France signs financing agreement with UN to support Iraqi elections

The UN-France deal supports Iraq's Independent High Electoral Commission ahead of early elections slated for next summer.

al-monitor Jeanine Hennis-Plasschaert, UN Special Representative for Iraq and head of the United Nations Assistance Mission for Iraq (UNAMI), speaks during a press conference following a meeting with Iraqi Shiite cleric Grand Ayatollah Ali al-Sistani in Iraq's holy city of Najaf on Nov. 11, 2019. Photo by HAIDAR HAMDANI/AFP via Getty Images.

Nov 11, 2020

France signed a financing agreement on Tuesday with the United Nations in a bid to bolster Iraq's electoral commission ahead of the country's upcoming elections.

The UN Development Programme (UNDP) signed the agreement with the government of France on behalf of the UN Assistance Mission for Iraq. Under the deal, the UN will manage the financing and administration of the project. UN Iraq Special Representative Jeanine Hennis-Plasschaert said in a release that the agreement “reflects the importance of a concerted international response to Iraq’s electoral needs.” 

Attached to Tuesday’s UN-France agreement was a 1 million Euro contribution ($1.18 million USD) to support Iraq’s Independent High Electoral Commission. Part of the funds will help deploy UN electoral advisers to assist in preparing for the nationwide vote. 

“Iraqis deserve a fair and transparent election process — one that ensures their needs are heard and ultimately met,” UNDP Resident Representative in Iraq Zena Ali Ahmad said in a release.

The efforts come as Iraq’s Prime Minister Mustafa al-Kadhimi announced the country would hold elections on June 6, 2020, a year ahead of schedule. A major hurdle to hold the early elections was cleared last month when Iraq’s parliament passed the final version of its legislative electoral law

But a number of prerequisites still need to be achieved. The government must replace the Federal Court with a constitutionally mandated panel or at least fill vacant seats on the bench. The court, responsible for ratifying election results, is currently unable to operate after a judge retired. 

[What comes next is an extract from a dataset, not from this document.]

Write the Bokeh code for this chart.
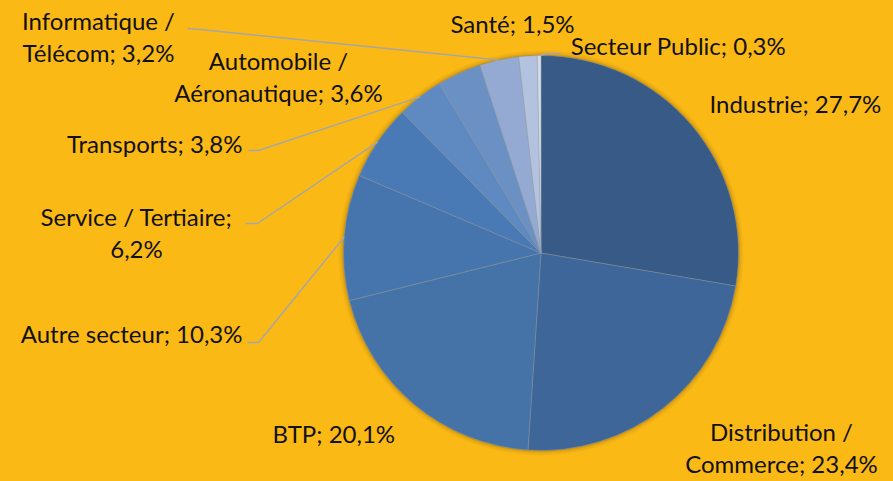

Baghdad must also amend an election commission. The commission was recently formed but not accepted by protesters because of the role political parties played in selecting its members. The nine-member board needs no less than six months to prepare for the elections based on any new law, Kadhimi’s election adviser Abdul Hussein al-Hindawi told Al-Monitor’s Omar Sattar last week.